Characteristic Minoan objects at the Archaeological Museum in Irakleio include masterpieces such as the Harvester Vase, Knossos Snake Goddess figurines, the Phaistos Disc and the painted Aghia Triada sarcophagus, as well as stunning gold jewelry, wall paintings, inscribed tablets and signet rings and engraved stone seals, with imagery alluding to a central female deity; animal sacrifice; and daemonic creatures symbolizing the dark side of nature beyond human control.



For much of the 20th century, Minoan Crete was viewed as a place of peaceful, proto-literate people, without wars or need of more than a merchant navy, who lived in sophisticated palaces and cherished nature, art, religion and commerce. The focus was on the elegant, luxurious lives of palace-based Minoan elites. Now, however, old myths and interpretations are being swept away.

Previous palace-centric studies of Crete’s Minoan past have provided only a narrow glimpse of the full spectrum of Minoan society. At Knossos, after decades of investigation, only 2% of the entire Late Bronze Age city has been excavated. In contrast, today’s researchers are expanding their studies to look instead at ordinary Minoans and how they lived. By combining landscape surveys, targeted excavations and interdisciplinary scientific analyses of diverse evidential materials, archaeologists working in Crete are now developing a “bottom-up approach.”

The complex picture currently emerging is no longer one of a hierarchical series of palaces controlled by Knossos, but of individual polities competing with each other, heavily influenced by socio-religious ideologies emanating from Knossos and involved in Knossos-led economic interactions. But these were only firmly unified under a single (external) authority in the final stages of the Late Bronze Age, after 1370 BC. What’s more, the Minoans knew warfare, as telltale clues indicate, including weapons in shrines, tombs and residences; the existence of settlements in defensible positions; and the 2009 discovery of long coastal walls at Gournia that may represent fortifications.


Among the many female figures in Cretan myths, foremost is Europa, the first queen of the island. One of Zeus’ conquests, she was a Phoenician princess abducted from Tyre and borne to Crete on a handsome white bull (Zeus). On arriving, Zeus revealed himself and gave her gifts, including Talos, a gigantic bronze automaton tasked with guarding Crete. Europa bore Zeus three sons, Minos, Rhadamanthys and Sarpedon; Minos became king of Knossos and ruled the island. Thus, Europa was the founder of Crete’s leading family.

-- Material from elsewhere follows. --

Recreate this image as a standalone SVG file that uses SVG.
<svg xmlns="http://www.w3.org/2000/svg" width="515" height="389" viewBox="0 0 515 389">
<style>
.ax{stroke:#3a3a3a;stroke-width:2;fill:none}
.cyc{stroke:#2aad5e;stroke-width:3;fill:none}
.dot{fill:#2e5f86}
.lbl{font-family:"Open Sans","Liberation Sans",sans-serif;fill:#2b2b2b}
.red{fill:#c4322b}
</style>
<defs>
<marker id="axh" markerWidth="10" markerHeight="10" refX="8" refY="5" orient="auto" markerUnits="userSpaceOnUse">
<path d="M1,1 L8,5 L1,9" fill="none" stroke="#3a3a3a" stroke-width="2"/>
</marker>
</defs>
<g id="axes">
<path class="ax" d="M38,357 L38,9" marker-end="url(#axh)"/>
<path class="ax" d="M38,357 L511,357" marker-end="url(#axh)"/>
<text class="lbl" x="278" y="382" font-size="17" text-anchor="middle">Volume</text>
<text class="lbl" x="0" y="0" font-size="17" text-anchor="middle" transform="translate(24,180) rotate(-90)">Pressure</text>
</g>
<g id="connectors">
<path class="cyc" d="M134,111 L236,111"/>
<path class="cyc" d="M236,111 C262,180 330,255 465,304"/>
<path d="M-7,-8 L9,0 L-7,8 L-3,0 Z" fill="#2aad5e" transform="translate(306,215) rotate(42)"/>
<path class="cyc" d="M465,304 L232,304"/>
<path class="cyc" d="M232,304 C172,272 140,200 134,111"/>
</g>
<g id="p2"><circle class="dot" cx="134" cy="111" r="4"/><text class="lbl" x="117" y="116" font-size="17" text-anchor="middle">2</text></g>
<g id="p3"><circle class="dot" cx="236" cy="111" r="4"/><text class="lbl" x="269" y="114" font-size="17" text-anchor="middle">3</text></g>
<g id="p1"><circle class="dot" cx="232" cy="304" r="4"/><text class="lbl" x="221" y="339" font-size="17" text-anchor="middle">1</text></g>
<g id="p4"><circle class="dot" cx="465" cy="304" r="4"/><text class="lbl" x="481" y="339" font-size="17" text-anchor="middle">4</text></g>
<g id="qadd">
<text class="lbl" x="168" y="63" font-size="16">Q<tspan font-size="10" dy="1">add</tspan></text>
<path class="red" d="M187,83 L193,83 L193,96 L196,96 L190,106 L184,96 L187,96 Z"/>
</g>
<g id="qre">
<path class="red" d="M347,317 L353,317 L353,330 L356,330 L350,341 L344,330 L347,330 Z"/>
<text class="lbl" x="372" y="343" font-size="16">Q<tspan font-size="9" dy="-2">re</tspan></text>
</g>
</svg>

The story of Europa in Crete – along with the mythical Idaean Daktyloi (blacksmith-magicians associated with Rhea/Cybele) and Kouretes (guardians of infant Zeus) – may have pointed to Crete’s strong ties with the East. Some scholars suggest Europa’s name, from the words for “broad” and “face” in ancient Greek, was applied to the mainland of Europe because of the landform’s massive appearance to Greek mariners as they sailed along its coast.

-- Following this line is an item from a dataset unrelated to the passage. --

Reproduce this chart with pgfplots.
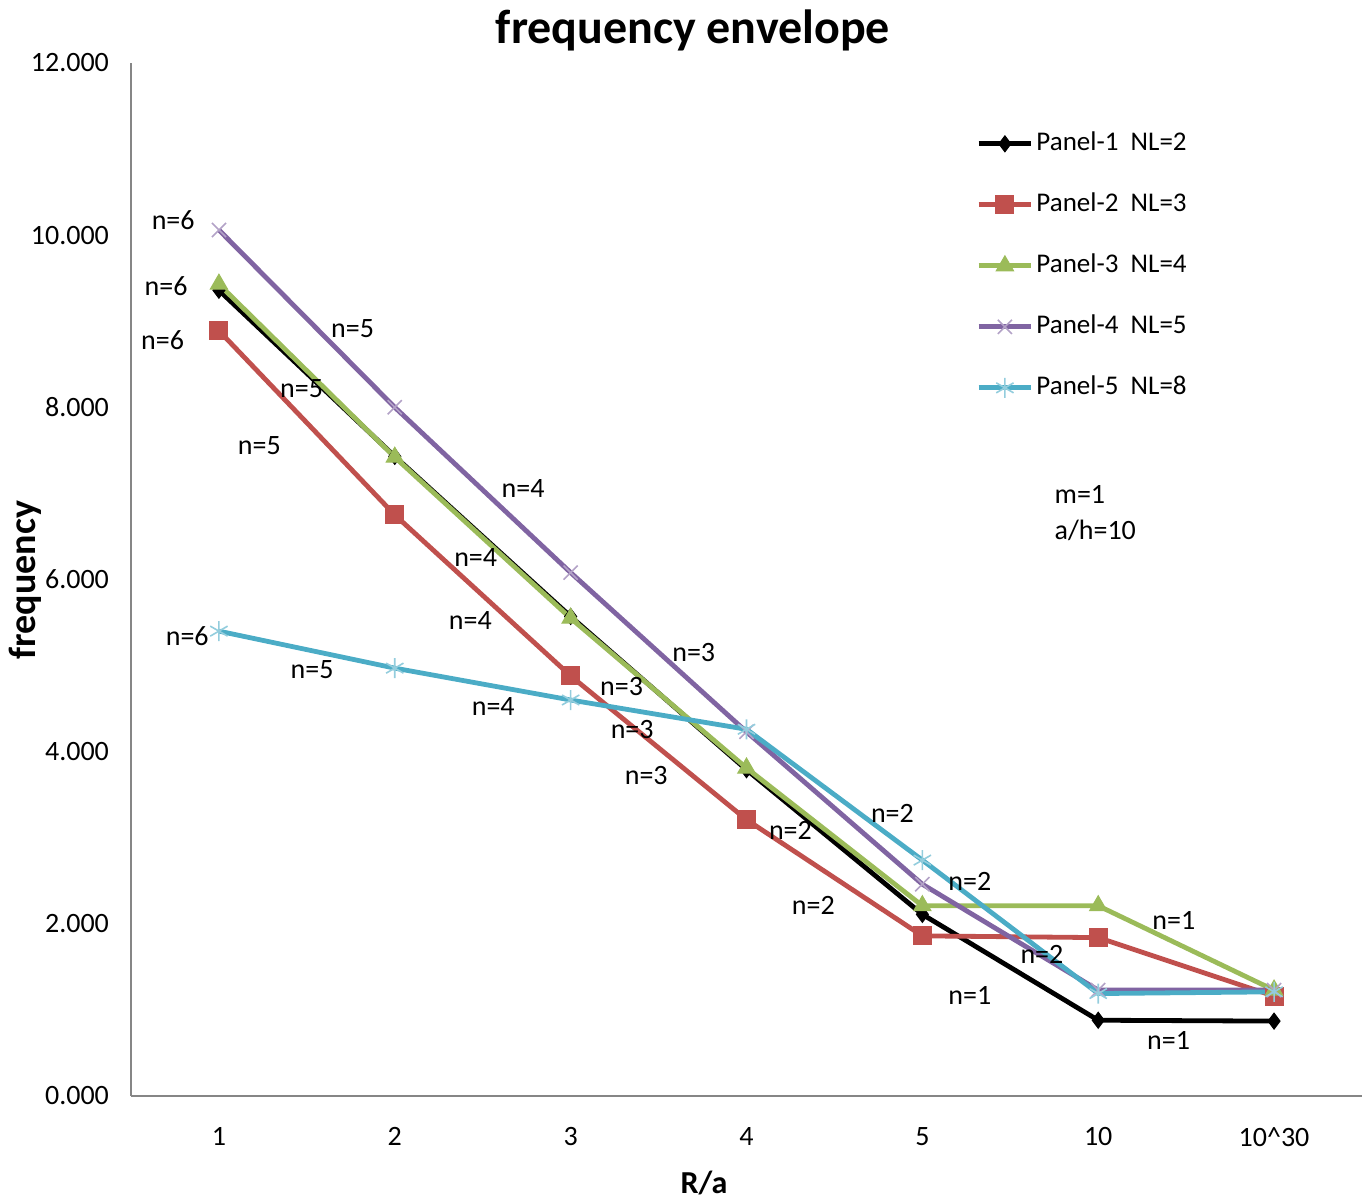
\documentclass[border=0pt]{standalone}
\usepackage{pgfplots}
\pgfplotsset{compat=1.18}
\usepackage{fontspec}
\setmainfont{Carlito}
\definecolor{c1}{HTML}{000000}
\definecolor{c2}{HTML}{C0504D}
\definecolor{c3}{HTML}{9BBB59}
\definecolor{c4}{HTML}{8064A2}
\definecolor{c4m}{HTML}{B3A2C7}
\definecolor{c5}{HTML}{4BACC6}
\definecolor{c5m}{HTML}{93CDDD}
\definecolor{axgray}{HTML}{868686}
\begin{document}
\begin{tikzpicture}
\path[use as bounding box] (0,0) rectangle (684.5pt,601pt);
\begin{axis}[
  at={(65.5pt,53pt)}, anchor=south west,
  scale only axis, width=615.5pt, height=516.5pt,
  xmin=-0.5, xmax=6.5, ymin=0, ymax=12,
  axis x line*=bottom, axis y line*=left,
  axis line style={draw=axgray, line width=0.8pt},
  xtick={0,...,6},
  xticklabels={1,2,3,4,5,10,10\textasciicircum 30},
  ytick={0,2,...,12},
  major tick length=0pt,
  tick label style={font=\fontsize{14}{16}\selectfont},
  yticklabel style={/pgf/number format/fixed, /pgf/number format/fixed zerofill, /pgf/number format/precision=3, /pgf/number format/assume math mode=true, xshift=-7.5pt},
  xticklabel style={yshift=-12.2pt},
  clip=false,
  legend cell align=left,
  legend style={at={(0.6815,0.941)}, anchor=north west, draw=none, fill=none,
    font=\fontsize{13.5}{15}\selectfont,
    nodes={inner sep=1.5pt, text height=9.5pt, text depth=3pt},
    row sep=15pt},
  legend image code/.code={\draw[mark repeat=2,mark phase=2] plot coordinates {(0cm,0cm)(0.46cm,0cm)(0.92cm,0cm)};},
  every axis plot/.append style={line width=2.4pt},
]
\addplot[c1, mark=diamond*, mark size=4pt, mark options={fill=c1, line width=0.5pt}] coordinates
  {(0,9.36) (1,7.43) (2,5.57) (3,3.79) (4,2.11) (5,0.88) (6,0.87)};
\addlegendentry{Panel-1\ \ NL=2}
\addplot[c2, mark=square*, mark size=4.5pt, mark options={fill=c2, line width=0.5pt}] coordinates
  {(0,8.89) (1,6.75) (2,4.88) (3,3.21) (4,1.86) (5,1.84) (6,1.16)};
\addlegendentry{Panel-2\ \ NL=3}
\addplot[c3, mark=triangle*, mark size=5pt, mark options={fill=c3, line width=0.5pt}] coordinates
  {(0,9.43) (1,7.42) (2,5.55) (3,3.81) (4,2.21) (5,2.21) (6,1.23)};
\addlegendentry{Panel-3\ \ NL=4}
\addplot[c4, mark=x, mark size=5pt, mark options={draw=c4m, line width=0.8pt}] coordinates
  {(0,10.06) (1,8.00) (2,6.08) (3,4.23) (4,2.46) (5,1.23) (6,1.23)};
\addlegendentry{Panel-4\ \ NL=5}
\addplot[c5, mark=asterisk, mark size=5pt, mark options={draw=c5m, line width=0.8pt}] coordinates
  {(0,5.40) (1,4.97) (2,4.60) (3,4.26) (4,2.74) (5,1.19) (6,1.21)};
\addlegendentry{Panel-5\ \ NL=8}

\begin{scope}[every node/.style={font=\fontsize{14}{16}\selectfont, inner sep=0pt}]
\node at (axis cs:-0.26,10.18) {n=6};
\node at (axis cs:-0.30,9.41) {n=6};
\node at (axis cs:-0.32,8.78) {n=6};
\node at (axis cs:-0.18,5.34) {n=6};
\node at (axis cs:0.76,8.92) {n=5};
\node at (axis cs:0.47,8.22) {n=5};
\node at (axis cs:0.23,7.56) {n=5};
\node at (axis cs:0.53,4.95) {n=5};
\node at (axis cs:1.73,7.06) {n=4};
\node at (axis cs:1.46,6.25) {n=4};
\node at (axis cs:1.43,5.52) {n=4};
\node at (axis cs:1.56,4.52) {n=4};
\node at (axis cs:2.70,5.15) {n=3};
\node at (axis cs:2.29,4.76) {n=3};
\node at (axis cs:2.35,4.26) {n=3};
\node at (axis cs:2.43,3.72) {n=3};
\node at (axis cs:3.83,3.28) {n=2};
\node at (axis cs:3.25,3.08) {n=2};
\node at (axis cs:4.27,2.49) {n=2};
\node at (axis cs:3.38,2.21) {n=2};
\node at (axis cs:4.68,1.64) {n=2};
\node at (axis cs:5.43,2.04) {n=1};
\node at (axis cs:4.27,1.17) {n=1};
\node at (axis cs:5.40,0.64) {n=1};
\node[anchor=west, align=left] at (axis cs:4.75,6.99) {m=1};
\node[anchor=west, align=left] at (axis cs:4.75,6.57) {a/h=10};
\end{scope}
\end{axis}
\node[font=\fontsize{24}{28}\bfseries\selectfont] at (346.5pt,586pt) {frequency envelope};
\node[font=\fontsize{19}{22}\bfseries\selectfont, rotate=90] at (12.5pt,311pt) {frequency};
\node[font=\fontsize{16}{19}\bfseries\selectfont] at (352pt,9.5pt) {R/a};
\end{tikzpicture}
\end{document}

Perhaps most intriguing is the reinterpretation of Minoan Crete’s “palaces.” Rather than royal residences, these “court centers” may have been the setting for collective powers, not only for administering agricultural resources but for communal feasting and other group activities that reinforced societal and political relations.

The elites of the main palaces were dependent on ordinary Minoans, the society’s producers. They provided necessary additional storage facilities for agricultural resources and ensured a constant upward supply of goods to larger centers and ultimately to Knossos. The diverse network of Minoan centers, some with “palatial” architecture, are no longer perceived as a strictly ranked system.

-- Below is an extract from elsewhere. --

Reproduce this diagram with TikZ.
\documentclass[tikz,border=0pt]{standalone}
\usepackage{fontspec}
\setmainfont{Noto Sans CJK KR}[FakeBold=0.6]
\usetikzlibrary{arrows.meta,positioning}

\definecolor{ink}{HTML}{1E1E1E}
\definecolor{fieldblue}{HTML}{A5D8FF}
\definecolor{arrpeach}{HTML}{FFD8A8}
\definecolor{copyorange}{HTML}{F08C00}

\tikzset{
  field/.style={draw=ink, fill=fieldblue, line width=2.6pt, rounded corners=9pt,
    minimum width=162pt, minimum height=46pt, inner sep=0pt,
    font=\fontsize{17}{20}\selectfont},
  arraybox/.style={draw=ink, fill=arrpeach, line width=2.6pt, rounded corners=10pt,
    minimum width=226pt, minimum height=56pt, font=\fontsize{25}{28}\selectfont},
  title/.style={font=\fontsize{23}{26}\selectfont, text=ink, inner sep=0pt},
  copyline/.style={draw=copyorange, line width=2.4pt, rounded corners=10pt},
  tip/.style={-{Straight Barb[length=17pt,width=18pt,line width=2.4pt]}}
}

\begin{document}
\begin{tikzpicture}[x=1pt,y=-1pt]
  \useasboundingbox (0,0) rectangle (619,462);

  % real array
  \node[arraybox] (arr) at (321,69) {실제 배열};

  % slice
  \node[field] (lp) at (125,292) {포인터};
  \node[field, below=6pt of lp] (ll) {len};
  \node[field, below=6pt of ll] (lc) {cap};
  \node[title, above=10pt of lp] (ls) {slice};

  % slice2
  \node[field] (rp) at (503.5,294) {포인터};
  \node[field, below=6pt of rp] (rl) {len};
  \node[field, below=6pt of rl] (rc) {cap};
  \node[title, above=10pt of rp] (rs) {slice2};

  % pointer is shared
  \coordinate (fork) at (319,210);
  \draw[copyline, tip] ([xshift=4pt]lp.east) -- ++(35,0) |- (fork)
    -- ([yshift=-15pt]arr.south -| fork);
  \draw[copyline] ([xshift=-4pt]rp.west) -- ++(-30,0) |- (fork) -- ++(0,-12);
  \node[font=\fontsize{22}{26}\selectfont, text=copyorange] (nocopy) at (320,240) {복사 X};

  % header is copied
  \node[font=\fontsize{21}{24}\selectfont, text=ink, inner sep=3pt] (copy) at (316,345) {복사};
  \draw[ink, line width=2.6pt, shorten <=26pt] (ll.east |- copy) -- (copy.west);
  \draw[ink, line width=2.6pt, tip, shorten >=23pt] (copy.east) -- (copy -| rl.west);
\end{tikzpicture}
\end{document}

Following the final collapse of Crete’s Bronze Age civilization (ca. 1000 BC), Iron Age city-states gradually arose. However, Crete only returned to peace and prosperity after Rome’s annexation (1st cent. BC), with Gortyn becoming the island’s capital. Knossos, a community marked by affluent villas in the 2nd century AD, eventually declined during medieval times.

In 1857, a French scholar lamented that the area of Knossos, “the oldest city of ancient Crete,” was marked by “one miserable village, whose name, Makrytichos (Long Wall), informs the antiquarian that there were once great constructions here; but…[now]…only …vague, formless…mounds of bricks.” If he could only see the site today!